In particular, the letter’s signatories are concerned that provisions in proposed trade agreements like the Trans-Pacific Partnership (TPP) or the TransAtlantic Trade & Investment Partnership (TTIP) would weaken or rollback existing U.S. financial regulations, for the benefit of big banks.

– From How Obama’s Top Trade Representative, Michael Froman, Received Millions from Citigroup During the Financial Crisis

As many people have accurately noted, what’s far more important than the President him or herself, is the people who end up surrounding the executive. These are the people who will formulate and implement various policies of national importance, particularly when it comes to enforcing, or not enforcing, the rule of law (Justice Department) and whether or not to start yet another war (Congress has abdicated its Constitutional role).

Indeed, appointing Eric Holder to head up the Department of Justice guaranteed that Wall Street criminals would never be prosecuted and led to America’s justice system rapidly devolving into Banana Republic territory.

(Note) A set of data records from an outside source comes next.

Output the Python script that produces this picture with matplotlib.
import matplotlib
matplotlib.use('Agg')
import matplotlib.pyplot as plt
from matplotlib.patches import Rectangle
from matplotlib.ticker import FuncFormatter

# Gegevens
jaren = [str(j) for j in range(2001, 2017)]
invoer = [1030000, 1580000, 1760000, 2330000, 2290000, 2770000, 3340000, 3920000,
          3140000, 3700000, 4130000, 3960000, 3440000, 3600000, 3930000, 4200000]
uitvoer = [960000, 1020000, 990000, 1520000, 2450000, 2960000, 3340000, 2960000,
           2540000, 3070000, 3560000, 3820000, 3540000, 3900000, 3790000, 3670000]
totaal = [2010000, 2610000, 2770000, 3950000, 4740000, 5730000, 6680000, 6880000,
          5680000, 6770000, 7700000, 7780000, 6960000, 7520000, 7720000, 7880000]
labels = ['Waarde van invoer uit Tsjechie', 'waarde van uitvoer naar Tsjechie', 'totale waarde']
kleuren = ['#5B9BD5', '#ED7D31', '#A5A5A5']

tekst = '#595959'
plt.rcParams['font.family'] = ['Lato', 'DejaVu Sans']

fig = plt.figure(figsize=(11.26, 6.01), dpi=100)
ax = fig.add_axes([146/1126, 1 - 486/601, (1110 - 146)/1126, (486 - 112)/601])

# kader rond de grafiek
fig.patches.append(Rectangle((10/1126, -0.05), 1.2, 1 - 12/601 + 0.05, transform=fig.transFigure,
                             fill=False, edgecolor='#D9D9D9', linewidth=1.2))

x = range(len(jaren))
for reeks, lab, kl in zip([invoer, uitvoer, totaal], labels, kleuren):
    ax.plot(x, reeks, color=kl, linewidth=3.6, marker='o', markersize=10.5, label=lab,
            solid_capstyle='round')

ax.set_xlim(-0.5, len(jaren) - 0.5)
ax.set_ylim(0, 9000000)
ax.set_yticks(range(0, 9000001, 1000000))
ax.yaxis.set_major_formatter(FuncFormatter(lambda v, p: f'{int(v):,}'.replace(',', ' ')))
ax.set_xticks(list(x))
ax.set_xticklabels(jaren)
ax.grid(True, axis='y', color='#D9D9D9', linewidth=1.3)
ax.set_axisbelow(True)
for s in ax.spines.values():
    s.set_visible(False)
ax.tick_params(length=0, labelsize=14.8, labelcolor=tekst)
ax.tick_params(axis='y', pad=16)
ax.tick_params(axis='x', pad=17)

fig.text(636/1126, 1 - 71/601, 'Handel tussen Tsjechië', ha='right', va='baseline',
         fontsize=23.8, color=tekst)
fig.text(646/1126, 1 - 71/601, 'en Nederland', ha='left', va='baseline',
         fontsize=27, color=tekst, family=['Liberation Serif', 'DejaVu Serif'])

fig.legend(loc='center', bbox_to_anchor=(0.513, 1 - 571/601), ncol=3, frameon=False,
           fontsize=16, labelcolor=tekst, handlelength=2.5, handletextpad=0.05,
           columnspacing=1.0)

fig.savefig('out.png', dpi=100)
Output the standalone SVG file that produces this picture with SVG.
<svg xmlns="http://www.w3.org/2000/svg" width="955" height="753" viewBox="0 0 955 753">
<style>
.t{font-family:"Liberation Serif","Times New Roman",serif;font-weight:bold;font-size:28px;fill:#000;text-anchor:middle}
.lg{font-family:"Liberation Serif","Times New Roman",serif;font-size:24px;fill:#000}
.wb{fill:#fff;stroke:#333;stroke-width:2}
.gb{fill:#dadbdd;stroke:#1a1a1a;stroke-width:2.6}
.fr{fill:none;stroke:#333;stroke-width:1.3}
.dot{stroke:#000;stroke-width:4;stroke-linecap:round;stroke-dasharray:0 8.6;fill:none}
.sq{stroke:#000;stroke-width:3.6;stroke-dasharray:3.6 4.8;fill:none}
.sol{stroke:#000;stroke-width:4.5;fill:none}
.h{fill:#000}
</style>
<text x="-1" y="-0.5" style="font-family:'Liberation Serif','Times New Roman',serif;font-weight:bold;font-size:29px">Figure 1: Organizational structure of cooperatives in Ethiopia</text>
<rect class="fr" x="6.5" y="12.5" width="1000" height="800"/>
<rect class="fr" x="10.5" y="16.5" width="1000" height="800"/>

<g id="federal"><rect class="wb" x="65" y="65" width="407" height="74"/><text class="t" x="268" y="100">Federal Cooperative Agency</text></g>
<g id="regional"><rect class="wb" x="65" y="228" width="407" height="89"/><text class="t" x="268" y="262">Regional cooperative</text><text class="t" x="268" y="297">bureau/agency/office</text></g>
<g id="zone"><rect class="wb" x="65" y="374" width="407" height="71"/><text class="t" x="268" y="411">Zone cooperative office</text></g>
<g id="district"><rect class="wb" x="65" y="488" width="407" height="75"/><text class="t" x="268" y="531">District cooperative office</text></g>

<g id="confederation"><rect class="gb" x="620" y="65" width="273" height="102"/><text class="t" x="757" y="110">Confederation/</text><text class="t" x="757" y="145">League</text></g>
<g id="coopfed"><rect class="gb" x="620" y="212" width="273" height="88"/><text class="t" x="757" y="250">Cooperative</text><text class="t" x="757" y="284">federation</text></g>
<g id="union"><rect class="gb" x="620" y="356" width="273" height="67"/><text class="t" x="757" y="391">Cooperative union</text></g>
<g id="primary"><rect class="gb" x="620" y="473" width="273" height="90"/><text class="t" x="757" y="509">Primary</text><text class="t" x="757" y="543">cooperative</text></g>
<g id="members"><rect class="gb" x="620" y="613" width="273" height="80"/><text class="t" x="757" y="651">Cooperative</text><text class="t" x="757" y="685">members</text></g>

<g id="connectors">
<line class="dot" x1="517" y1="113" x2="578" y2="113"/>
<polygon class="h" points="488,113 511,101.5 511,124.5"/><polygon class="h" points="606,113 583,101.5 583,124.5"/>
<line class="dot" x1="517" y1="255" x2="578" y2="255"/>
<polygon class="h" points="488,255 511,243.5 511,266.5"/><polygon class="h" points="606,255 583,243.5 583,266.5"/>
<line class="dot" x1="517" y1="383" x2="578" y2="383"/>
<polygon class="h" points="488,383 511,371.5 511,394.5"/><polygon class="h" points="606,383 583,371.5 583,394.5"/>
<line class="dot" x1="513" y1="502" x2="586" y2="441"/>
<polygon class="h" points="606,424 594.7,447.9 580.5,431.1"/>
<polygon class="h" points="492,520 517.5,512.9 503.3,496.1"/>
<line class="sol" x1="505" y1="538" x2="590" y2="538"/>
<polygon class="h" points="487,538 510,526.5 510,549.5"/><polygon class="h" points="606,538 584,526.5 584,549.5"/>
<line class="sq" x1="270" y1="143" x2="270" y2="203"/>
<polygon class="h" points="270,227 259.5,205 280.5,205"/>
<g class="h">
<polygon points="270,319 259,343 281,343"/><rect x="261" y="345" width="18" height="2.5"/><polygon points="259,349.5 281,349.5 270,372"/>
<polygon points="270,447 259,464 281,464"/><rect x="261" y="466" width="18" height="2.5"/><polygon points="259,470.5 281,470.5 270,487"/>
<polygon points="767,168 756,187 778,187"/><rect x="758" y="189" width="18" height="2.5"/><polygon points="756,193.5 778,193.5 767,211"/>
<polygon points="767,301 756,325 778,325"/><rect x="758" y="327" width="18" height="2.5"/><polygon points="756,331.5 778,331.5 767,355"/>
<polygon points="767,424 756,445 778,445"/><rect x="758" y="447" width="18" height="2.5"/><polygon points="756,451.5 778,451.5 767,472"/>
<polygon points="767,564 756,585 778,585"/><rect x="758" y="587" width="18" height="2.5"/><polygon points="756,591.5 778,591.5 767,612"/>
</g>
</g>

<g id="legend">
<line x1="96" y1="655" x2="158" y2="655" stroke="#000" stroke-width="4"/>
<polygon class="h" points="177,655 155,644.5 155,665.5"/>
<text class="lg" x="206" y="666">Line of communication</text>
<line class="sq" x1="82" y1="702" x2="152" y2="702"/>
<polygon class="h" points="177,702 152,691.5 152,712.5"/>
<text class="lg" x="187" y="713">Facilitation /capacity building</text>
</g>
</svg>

So how did Obama end up choosing the various banker-coddling professional cronies to make up his administration? The Wikileaks Podesta email leak shines a very disturbing light upon the process, which was led by then Citigroup executive, Michael Froman. Moreover, as current U.S. trade representative, this ex-TBTF bank executive is currently the nation’s top proponent of the sovereignty-killing Trans Pacific Partnership (TPP) agreement.